Stamps that make sense

Apr 28, 2021, 7 PM

Being at one time what I suppose some would term a purist (not that there's anything wrong with that), I've spent a fair amount of my philatelic journey ignoring anything but the so-called classics.

Regardless of the country of origin, stamps issued before 1940, especially the engraved ones, always made this collector's heart go pitter-patter throughout the entire happy process extending from their purchase to their settling into their new home on an album page.

I would eschew recent issues, especially the gimmicky ones many of which were issued for no other reason than to empty the collector's wallet while they served little if any postal utility. Tonga's coin and heart stamps of the 1960s and Bhutan's record stamps of the 1970s immediately come to mind, and although these were kind of neat, I just didn't want anything to do with them.

Then something changed.
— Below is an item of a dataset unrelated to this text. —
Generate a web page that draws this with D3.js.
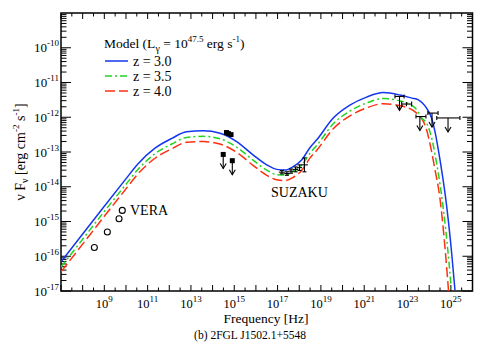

Perhaps I became more tolerant with age or I just followed some formerly repressed progression to the "dark side," but suddenly stamps like these started showing up in some of my stock books and to be honest, they're a lot of fun to collect and look at, simply because they are … gimmicky.
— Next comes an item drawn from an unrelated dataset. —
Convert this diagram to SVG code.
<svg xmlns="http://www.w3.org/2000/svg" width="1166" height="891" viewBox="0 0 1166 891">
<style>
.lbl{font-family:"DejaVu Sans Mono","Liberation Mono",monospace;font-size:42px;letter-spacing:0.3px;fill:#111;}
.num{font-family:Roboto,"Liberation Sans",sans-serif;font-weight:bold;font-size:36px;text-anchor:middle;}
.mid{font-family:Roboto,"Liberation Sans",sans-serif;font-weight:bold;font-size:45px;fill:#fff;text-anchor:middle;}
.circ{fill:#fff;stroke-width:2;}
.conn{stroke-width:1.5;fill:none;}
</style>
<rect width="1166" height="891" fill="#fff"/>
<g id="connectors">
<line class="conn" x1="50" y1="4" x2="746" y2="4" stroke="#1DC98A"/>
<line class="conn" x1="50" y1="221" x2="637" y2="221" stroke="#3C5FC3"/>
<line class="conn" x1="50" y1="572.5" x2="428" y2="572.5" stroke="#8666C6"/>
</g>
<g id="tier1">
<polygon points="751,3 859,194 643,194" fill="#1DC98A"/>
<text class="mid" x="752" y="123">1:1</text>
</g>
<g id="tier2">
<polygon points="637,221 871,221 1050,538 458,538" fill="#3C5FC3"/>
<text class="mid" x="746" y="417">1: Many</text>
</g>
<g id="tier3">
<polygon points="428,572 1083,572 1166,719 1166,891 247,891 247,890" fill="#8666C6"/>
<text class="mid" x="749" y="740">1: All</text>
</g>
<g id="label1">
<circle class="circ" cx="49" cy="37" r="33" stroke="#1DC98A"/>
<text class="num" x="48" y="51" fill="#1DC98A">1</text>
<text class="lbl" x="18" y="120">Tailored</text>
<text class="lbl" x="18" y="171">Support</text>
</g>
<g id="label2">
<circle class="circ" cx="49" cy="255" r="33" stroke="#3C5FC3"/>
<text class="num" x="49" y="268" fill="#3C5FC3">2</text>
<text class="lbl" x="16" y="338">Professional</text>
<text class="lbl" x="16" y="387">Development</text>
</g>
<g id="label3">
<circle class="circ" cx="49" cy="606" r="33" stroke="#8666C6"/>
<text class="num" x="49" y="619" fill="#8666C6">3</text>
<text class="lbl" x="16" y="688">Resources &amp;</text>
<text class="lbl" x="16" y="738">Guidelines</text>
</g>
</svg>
It is with this in mind that we take a look at a set of five stamps issued by Ireland’s An Post on Sept. 10 that celebrate the five traditionally recognized human senses:

Taste: a €0.70 stamp showing a tongue protruding from a pair of lips, with the added taste of strawberry flavored lick-and-stick adhesive.
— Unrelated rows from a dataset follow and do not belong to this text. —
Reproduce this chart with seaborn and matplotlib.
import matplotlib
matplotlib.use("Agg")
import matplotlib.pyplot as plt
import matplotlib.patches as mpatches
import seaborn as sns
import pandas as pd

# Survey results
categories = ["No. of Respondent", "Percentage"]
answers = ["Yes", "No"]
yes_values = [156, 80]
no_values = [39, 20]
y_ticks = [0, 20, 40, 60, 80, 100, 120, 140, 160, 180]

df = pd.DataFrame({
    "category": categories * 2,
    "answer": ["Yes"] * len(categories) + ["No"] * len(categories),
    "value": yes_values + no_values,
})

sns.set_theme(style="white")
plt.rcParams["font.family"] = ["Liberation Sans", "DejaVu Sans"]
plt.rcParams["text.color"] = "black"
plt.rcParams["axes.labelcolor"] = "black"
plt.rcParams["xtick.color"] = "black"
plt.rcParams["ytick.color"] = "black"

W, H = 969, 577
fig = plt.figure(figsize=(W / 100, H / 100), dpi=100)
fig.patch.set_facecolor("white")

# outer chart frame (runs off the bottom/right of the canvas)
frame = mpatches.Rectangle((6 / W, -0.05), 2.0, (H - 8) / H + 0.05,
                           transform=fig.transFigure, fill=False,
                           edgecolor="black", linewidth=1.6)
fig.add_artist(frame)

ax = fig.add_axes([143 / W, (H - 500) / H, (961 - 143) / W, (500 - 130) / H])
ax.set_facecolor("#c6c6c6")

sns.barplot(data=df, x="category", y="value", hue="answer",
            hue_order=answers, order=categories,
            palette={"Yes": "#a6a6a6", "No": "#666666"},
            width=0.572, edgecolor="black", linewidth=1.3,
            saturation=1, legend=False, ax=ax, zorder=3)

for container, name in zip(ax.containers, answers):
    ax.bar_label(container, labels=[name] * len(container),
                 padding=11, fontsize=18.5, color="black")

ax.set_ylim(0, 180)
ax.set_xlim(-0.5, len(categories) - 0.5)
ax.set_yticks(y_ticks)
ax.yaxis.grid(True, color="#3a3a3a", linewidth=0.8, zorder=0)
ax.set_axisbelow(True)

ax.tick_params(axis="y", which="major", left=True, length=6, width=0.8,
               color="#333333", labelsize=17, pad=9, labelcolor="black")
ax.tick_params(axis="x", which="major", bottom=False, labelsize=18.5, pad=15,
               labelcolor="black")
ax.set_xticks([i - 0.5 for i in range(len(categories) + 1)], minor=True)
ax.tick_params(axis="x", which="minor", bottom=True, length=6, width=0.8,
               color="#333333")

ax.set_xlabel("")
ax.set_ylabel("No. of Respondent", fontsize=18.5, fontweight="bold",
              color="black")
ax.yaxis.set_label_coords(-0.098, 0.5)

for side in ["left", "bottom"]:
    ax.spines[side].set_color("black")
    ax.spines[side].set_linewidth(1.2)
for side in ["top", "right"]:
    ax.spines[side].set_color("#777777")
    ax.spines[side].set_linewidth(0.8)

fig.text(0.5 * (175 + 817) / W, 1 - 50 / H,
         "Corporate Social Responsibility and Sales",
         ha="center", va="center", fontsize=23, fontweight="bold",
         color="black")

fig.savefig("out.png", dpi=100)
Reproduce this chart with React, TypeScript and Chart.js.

Touch: a €1.05 stamp printed with thermo-chromic (heat- sensitive) ink illustrating a hand with index finger extended. The stamp changes color when touched.

Sight: a €1.25 stamp depicting an eye, printed on transparent backing.

Hearing: a €1.70 stamp picturing an ear. Particles embedded in the stamp create a sound when rubbed.

Smell: a €2.80 stamp depicting (you guessed it) a nose and with a mint fragrance.

Created by Zinc Design Consultants Ltd. of Dublin, these stamps are available individually and in panes of 16, and can even be scanned with a smart phone to access online videos that discuss the five senses. Amazing!

My guess is, given their novel designs, these stamps will indeed see legitimate postal use and will be a hit with both mailers and collectors alike.

What do you think? Is there room for these stamps in your collection?